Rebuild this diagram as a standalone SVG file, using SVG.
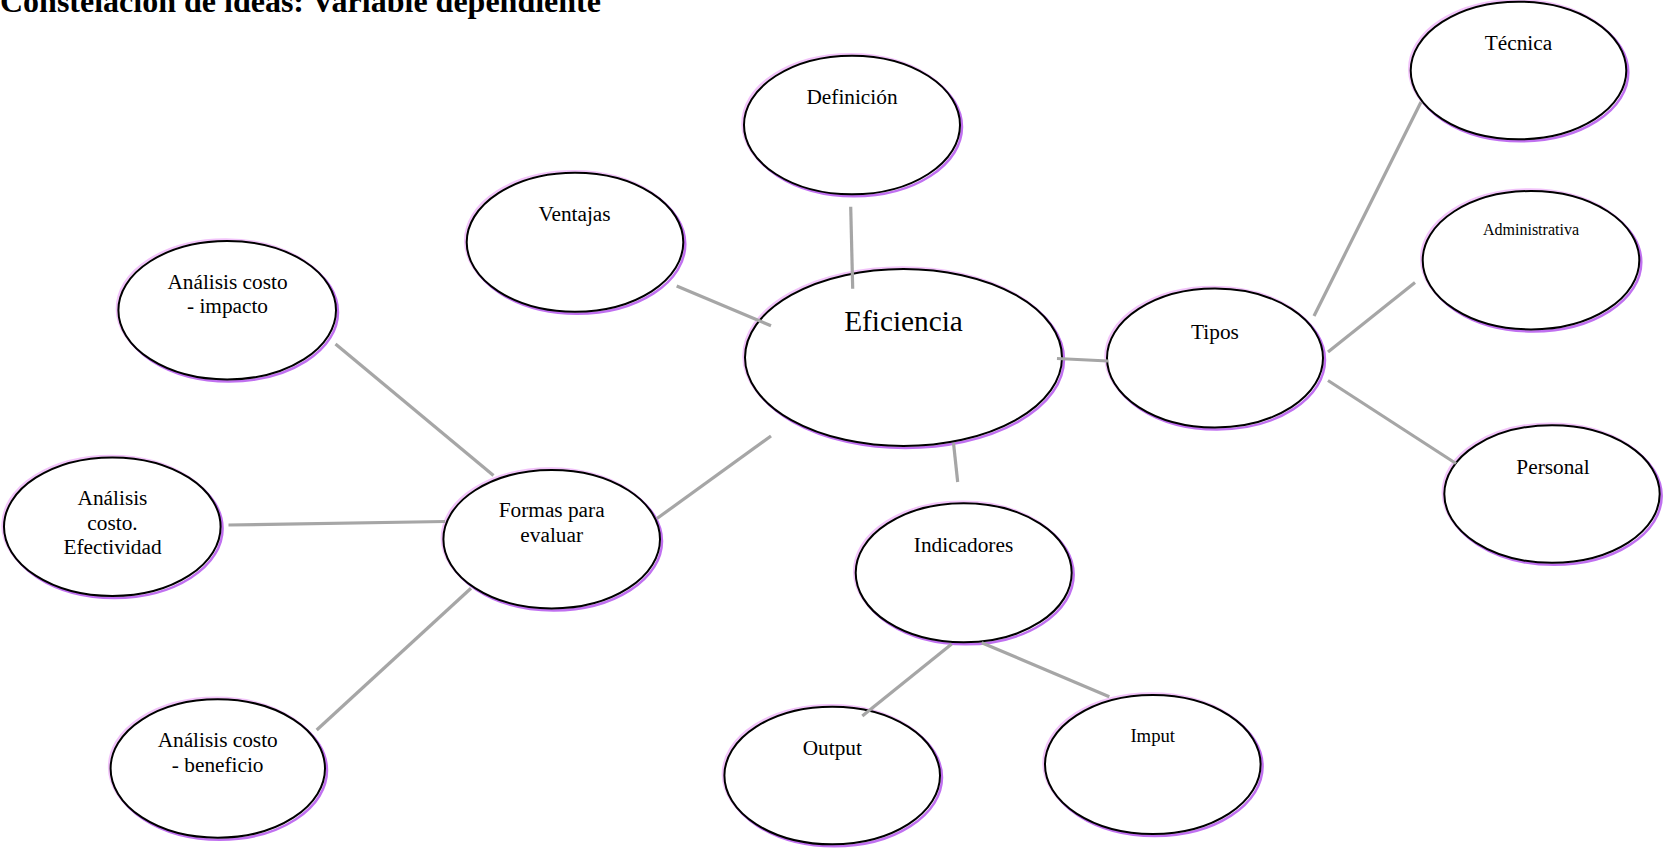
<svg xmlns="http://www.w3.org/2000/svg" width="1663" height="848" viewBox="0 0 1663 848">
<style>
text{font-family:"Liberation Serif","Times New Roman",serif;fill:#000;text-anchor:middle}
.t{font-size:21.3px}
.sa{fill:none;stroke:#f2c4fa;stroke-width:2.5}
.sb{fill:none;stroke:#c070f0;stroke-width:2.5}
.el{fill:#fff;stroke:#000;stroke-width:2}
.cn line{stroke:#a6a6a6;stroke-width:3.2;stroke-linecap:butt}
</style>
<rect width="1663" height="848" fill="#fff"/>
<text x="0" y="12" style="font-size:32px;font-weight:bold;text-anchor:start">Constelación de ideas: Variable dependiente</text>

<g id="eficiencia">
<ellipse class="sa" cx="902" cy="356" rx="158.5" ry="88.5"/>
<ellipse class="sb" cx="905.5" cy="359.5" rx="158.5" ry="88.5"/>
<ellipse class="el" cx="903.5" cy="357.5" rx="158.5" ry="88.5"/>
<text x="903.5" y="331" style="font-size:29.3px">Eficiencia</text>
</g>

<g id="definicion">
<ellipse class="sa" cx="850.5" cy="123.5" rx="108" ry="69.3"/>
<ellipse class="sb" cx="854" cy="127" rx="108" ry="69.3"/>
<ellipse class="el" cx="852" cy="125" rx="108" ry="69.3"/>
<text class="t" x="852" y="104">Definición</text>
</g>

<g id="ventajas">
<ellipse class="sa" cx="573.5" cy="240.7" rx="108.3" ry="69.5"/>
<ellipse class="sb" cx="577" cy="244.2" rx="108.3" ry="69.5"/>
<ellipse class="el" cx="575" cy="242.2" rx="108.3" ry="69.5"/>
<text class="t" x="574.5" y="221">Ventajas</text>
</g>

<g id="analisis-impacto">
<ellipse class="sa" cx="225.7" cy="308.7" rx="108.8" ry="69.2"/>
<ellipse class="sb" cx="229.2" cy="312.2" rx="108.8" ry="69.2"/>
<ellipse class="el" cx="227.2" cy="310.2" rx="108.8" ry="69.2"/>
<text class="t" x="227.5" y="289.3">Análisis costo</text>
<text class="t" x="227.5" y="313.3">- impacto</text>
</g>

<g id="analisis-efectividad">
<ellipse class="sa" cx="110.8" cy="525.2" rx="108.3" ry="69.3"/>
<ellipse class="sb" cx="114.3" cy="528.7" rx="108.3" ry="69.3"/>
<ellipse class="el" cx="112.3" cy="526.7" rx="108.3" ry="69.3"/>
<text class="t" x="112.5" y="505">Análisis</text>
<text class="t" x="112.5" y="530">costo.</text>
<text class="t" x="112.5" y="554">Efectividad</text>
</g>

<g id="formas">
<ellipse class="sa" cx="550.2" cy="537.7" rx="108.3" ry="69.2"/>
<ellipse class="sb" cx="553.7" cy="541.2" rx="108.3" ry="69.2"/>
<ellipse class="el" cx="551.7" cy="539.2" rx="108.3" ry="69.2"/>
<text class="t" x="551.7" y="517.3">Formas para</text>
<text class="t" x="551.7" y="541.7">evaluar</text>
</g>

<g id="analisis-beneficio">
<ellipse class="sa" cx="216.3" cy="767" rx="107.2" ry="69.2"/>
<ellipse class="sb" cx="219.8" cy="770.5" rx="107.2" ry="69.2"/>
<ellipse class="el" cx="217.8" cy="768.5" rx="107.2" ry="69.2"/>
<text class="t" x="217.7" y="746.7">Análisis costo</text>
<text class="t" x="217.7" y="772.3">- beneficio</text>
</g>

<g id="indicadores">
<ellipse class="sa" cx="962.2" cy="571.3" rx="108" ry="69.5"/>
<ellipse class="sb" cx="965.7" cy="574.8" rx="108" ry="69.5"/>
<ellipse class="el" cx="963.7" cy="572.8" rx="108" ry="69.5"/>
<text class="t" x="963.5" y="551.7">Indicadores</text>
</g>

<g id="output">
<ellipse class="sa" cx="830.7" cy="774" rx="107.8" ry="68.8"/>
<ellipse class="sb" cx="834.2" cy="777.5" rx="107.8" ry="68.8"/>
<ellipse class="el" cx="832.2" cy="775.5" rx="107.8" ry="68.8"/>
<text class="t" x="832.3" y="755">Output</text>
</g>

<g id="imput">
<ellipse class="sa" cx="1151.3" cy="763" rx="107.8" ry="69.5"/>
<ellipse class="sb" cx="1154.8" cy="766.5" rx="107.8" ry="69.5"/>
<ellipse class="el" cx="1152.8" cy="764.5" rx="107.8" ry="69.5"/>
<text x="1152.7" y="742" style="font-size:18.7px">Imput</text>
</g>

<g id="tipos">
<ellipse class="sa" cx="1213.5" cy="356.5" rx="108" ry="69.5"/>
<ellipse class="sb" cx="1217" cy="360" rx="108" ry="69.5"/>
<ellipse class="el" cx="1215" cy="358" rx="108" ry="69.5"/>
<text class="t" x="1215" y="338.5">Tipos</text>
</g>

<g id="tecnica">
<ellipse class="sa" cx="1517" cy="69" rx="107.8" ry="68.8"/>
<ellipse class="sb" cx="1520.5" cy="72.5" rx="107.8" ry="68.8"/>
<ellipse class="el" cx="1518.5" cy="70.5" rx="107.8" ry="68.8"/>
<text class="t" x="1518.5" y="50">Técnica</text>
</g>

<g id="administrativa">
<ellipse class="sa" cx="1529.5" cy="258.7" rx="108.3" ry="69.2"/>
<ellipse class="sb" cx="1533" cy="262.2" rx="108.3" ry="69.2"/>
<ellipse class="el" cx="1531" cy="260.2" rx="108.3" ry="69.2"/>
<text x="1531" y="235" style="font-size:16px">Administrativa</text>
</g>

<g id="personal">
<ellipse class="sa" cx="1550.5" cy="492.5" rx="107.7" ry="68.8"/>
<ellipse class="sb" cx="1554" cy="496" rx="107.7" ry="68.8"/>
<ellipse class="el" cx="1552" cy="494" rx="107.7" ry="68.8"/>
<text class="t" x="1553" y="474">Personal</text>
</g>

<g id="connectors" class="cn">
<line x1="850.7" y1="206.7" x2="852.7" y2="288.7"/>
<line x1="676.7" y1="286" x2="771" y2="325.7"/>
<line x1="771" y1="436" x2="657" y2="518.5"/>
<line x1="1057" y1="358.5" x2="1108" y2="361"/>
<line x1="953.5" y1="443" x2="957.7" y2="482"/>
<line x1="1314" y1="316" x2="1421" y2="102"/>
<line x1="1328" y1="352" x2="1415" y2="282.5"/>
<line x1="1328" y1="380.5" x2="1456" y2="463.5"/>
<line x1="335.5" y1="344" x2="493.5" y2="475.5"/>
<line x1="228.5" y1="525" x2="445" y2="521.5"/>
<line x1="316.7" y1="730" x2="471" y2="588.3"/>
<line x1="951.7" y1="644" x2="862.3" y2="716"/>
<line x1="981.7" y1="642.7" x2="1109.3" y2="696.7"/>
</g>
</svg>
● ● ●
▶ Exercise brief
Return each line from the material above exactly, but not the pictures.

▶ Result below
Rebuild this diagram as a standalone SVG file, using SVG.
<svg xmlns="http://www.w3.org/2000/svg" width="1663" height="848" viewBox="0 0 1663 848">
<style>
text{font-family:"Liberation Serif","Times New Roman",serif;fill:#000;text-anchor:middle}
.t{font-size:21.3px}
.sa{fill:none;stroke:#f2c4fa;stroke-width:2.5}
.sb{fill:none;stroke:#c070f0;stroke-width:2.5}
.el{fill:#fff;stroke:#000;stroke-width:2}
.cn line{stroke:#a6a6a6;stroke-width:3.2;stroke-linecap:butt}
</style>
<rect width="1663" height="848" fill="#fff"/>
<text x="0" y="12" style="font-size:32px;font-weight:bold;text-anchor:start">Constelación de ideas: Variable dependiente</text>

<g id="eficiencia">
<ellipse class="sa" cx="902" cy="356" rx="158.5" ry="88.5"/>
<ellipse class="sb" cx="905.5" cy="359.5" rx="158.5" ry="88.5"/>
<ellipse class="el" cx="903.5" cy="357.5" rx="158.5" ry="88.5"/>
<text x="903.5" y="331" style="font-size:29.3px">Eficiencia</text>
</g>

<g id="definicion">
<ellipse class="sa" cx="850.5" cy="123.5" rx="108" ry="69.3"/>
<ellipse class="sb" cx="854" cy="127" rx="108" ry="69.3"/>
<ellipse class="el" cx="852" cy="125" rx="108" ry="69.3"/>
<text class="t" x="852" y="104">Definición</text>
</g>

<g id="ventajas">
<ellipse class="sa" cx="573.5" cy="240.7" rx="108.3" ry="69.5"/>
<ellipse class="sb" cx="577" cy="244.2" rx="108.3" ry="69.5"/>
<ellipse class="el" cx="575" cy="242.2" rx="108.3" ry="69.5"/>
<text class="t" x="574.5" y="221">Ventajas</text>
</g>

<g id="analisis-impacto">
<ellipse class="sa" cx="225.7" cy="308.7" rx="108.8" ry="69.2"/>
<ellipse class="sb" cx="229.2" cy="312.2" rx="108.8" ry="69.2"/>
<ellipse class="el" cx="227.2" cy="310.2" rx="108.8" ry="69.2"/>
<text class="t" x="227.5" y="289.3">Análisis costo</text>
<text class="t" x="227.5" y="313.3">- impacto</text>
</g>

<g id="analisis-efectividad">
<ellipse class="sa" cx="110.8" cy="525.2" rx="108.3" ry="69.3"/>
<ellipse class="sb" cx="114.3" cy="528.7" rx="108.3" ry="69.3"/>
<ellipse class="el" cx="112.3" cy="526.7" rx="108.3" ry="69.3"/>
<text class="t" x="112.5" y="505">Análisis</text>
<text class="t" x="112.5" y="530">costo.</text>
<text class="t" x="112.5" y="554">Efectividad</text>
</g>

<g id="formas">
<ellipse class="sa" cx="550.2" cy="537.7" rx="108.3" ry="69.2"/>
<ellipse class="sb" cx="553.7" cy="541.2" rx="108.3" ry="69.2"/>
<ellipse class="el" cx="551.7" cy="539.2" rx="108.3" ry="69.2"/>
<text class="t" x="551.7" y="517.3">Formas para</text>
<text class="t" x="551.7" y="541.7">evaluar</text>
</g>

<g id="analisis-beneficio">
<ellipse class="sa" cx="216.3" cy="767" rx="107.2" ry="69.2"/>
<ellipse class="sb" cx="219.8" cy="770.5" rx="107.2" ry="69.2"/>
<ellipse class="el" cx="217.8" cy="768.5" rx="107.2" ry="69.2"/>
<text class="t" x="217.7" y="746.7">Análisis costo</text>
<text class="t" x="217.7" y="772.3">- beneficio</text>
</g>

<g id="indicadores">
<ellipse class="sa" cx="962.2" cy="571.3" rx="108" ry="69.5"/>
<ellipse class="sb" cx="965.7" cy="574.8" rx="108" ry="69.5"/>
<ellipse class="el" cx="963.7" cy="572.8" rx="108" ry="69.5"/>
<text class="t" x="963.5" y="551.7">Indicadores</text>
</g>

<g id="output">
<ellipse class="sa" cx="830.7" cy="774" rx="107.8" ry="68.8"/>
<ellipse class="sb" cx="834.2" cy="777.5" rx="107.8" ry="68.8"/>
<ellipse class="el" cx="832.2" cy="775.5" rx="107.8" ry="68.8"/>
<text class="t" x="832.3" y="755">Output</text>
</g>

<g id="imput">
<ellipse class="sa" cx="1151.3" cy="763" rx="107.8" ry="69.5"/>
<ellipse class="sb" cx="1154.8" cy="766.5" rx="107.8" ry="69.5"/>
<ellipse class="el" cx="1152.8" cy="764.5" rx="107.8" ry="69.5"/>
<text x="1152.7" y="742" style="font-size:18.7px">Imput</text>
</g>

<g id="tipos">
<ellipse class="sa" cx="1213.5" cy="356.5" rx="108" ry="69.5"/>
<ellipse class="sb" cx="1217" cy="360" rx="108" ry="69.5"/>
<ellipse class="el" cx="1215" cy="358" rx="108" ry="69.5"/>
<text class="t" x="1215" y="338.5">Tipos</text>
</g>

<g id="tecnica">
<ellipse class="sa" cx="1517" cy="69" rx="107.8" ry="68.8"/>
<ellipse class="sb" cx="1520.5" cy="72.5" rx="107.8" ry="68.8"/>
<ellipse class="el" cx="1518.5" cy="70.5" rx="107.8" ry="68.8"/>
<text class="t" x="1518.5" y="50">Técnica</text>
</g>

<g id="administrativa">
<ellipse class="sa" cx="1529.5" cy="258.7" rx="108.3" ry="69.2"/>
<ellipse class="sb" cx="1533" cy="262.2" rx="108.3" ry="69.2"/>
<ellipse class="el" cx="1531" cy="260.2" rx="108.3" ry="69.2"/>
<text x="1531" y="235" style="font-size:16px">Administrativa</text>
</g>

<g id="personal">
<ellipse class="sa" cx="1550.5" cy="492.5" rx="107.7" ry="68.8"/>
<ellipse class="sb" cx="1554" cy="496" rx="107.7" ry="68.8"/>
<ellipse class="el" cx="1552" cy="494" rx="107.7" ry="68.8"/>
<text class="t" x="1553" y="474">Personal</text>
</g>

<g id="connectors" class="cn">
<line x1="850.7" y1="206.7" x2="852.7" y2="288.7"/>
<line x1="676.7" y1="286" x2="771" y2="325.7"/>
<line x1="771" y1="436" x2="657" y2="518.5"/>
<line x1="1057" y1="358.5" x2="1108" y2="361"/>
<line x1="953.5" y1="443" x2="957.7" y2="482"/>
<line x1="1314" y1="316" x2="1421" y2="102"/>
<line x1="1328" y1="352" x2="1415" y2="282.5"/>
<line x1="1328" y1="380.5" x2="1456" y2="463.5"/>
<line x1="335.5" y1="344" x2="493.5" y2="475.5"/>
<line x1="228.5" y1="525" x2="445" y2="521.5"/>
<line x1="316.7" y1="730" x2="471" y2="588.3"/>
<line x1="951.7" y1="644" x2="862.3" y2="716"/>
<line x1="981.7" y1="642.7" x2="1109.3" y2="696.7"/>
</g>
</svg>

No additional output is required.